BMTC revenue falls in Q2
MONTREAL – BMTC Group, the largest home goods retailer in Quebec, attributed the decline in sales and earnings for both the second quarter and first half of its current fiscal year to tightening economic conditions in its home province.
Revenue for the three months ending 31 July 2019 were $214.4 million, down 2.2% from the $219.6 million rung-up for the corresponding period last year.
Net earnings for the period were $13.5 million or 39 cents per share, down from $16.9 million or 48 cents per share – a decline of 18.7% on a per share basis.
BMTC changed its fiscal year end to 31 January in 2018.
Revenue for the six months also ending 31 July 2019 were $364.0 million, down 4.7% from $381.8 million generated in the first half of its last fiscal year.
Net earnings for the period were $10.0 million or 29 cents per share, down from $21.7 million or 61 cents per share – a 52.7% decline on a per share basis.
In her report to shareholders, president and chief executive officer Marie-Berthe Des Groseillers noted the new prototype Brault & Martineau store opened in the Montreal suburb of St-Therese on 12 June. If successful, its design elements are expected to be incorporated into the next generation of the chain’s stores, the vast majority of which are located in an around the Greater Montreal Area.
The old St-Therese location will re-open under the company’s EconoMax banner sometime during October 2019.
Des Groseillers also noted consumer spending in Quebec fell significantly throughout the second half of 2018 and continued into this year. “Since the beginning of 2019, all retail sales sectors are down,” she said. “The results for the first semester of 2019 have not yet experienced the expected rebound and retail sales continue to record significant declines.

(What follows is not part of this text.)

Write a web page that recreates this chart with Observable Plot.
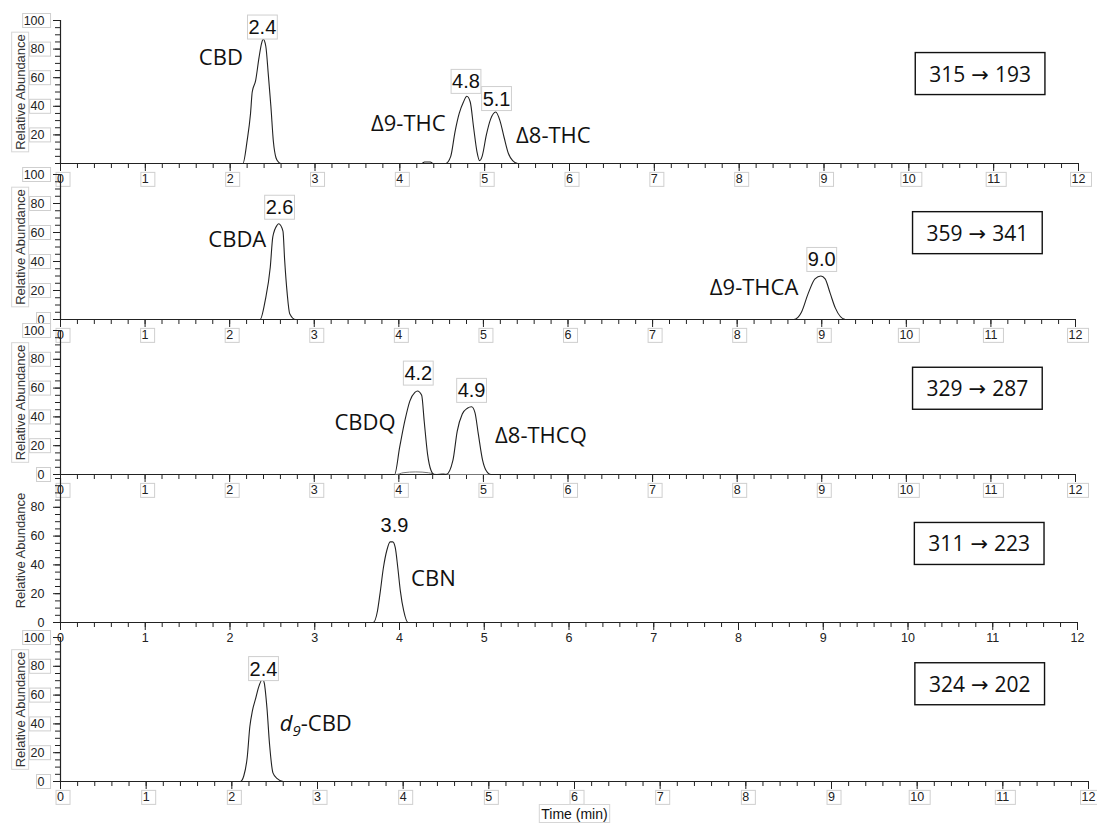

“According to the majority of analysts, the risk of a recession is particularly high,” she continued, “and for 2019 they have announced a significant slowing down of the economy due to uncertainty about the continued rise in interest rates, the slowdown in the real estate market due to tightening mortgage financing rules, labour shortages, the estimated 3.5% increase in the average grocery basket and a level of inflation that remains at 2.4% despite a slowdown in wage growth.”
The only bright spot, Des Groseillers said is unemployment in Quebec is at its lowest level in 40 years and job creation has remained strong. However, that is in danger of changing.
“The employment rate in all of Quebec is close to 75%, which is a rate higher than the Canadian average,” she said. “On the other hand, despite a full-employment economy in Quebec, more than a third of Quebecers live from one paycheck to the next due to record highs in household debt levels. Quebecers are more indebted than ever. The debt ratio of Quebec households is now close to 170%, a rate similar to what was recorded in the United States before the 2008 financial crisis.
“In other words, for every dollar of disposable household income, Quebecers owe $ 1.70 in the credit market,” she continued. “For the last six years, the average debt of Quebec consumers, excluding mortgages, has increased by 73%.”
These factors, she believes, negatively impacted the company’s performance for both the 2019 fiscal year as well as the first half its current year.
The publicly held BMTC Group operates 32 stores in Quebec under the three banners: Ameublements Tanguay, Brault & Martineau and Economax.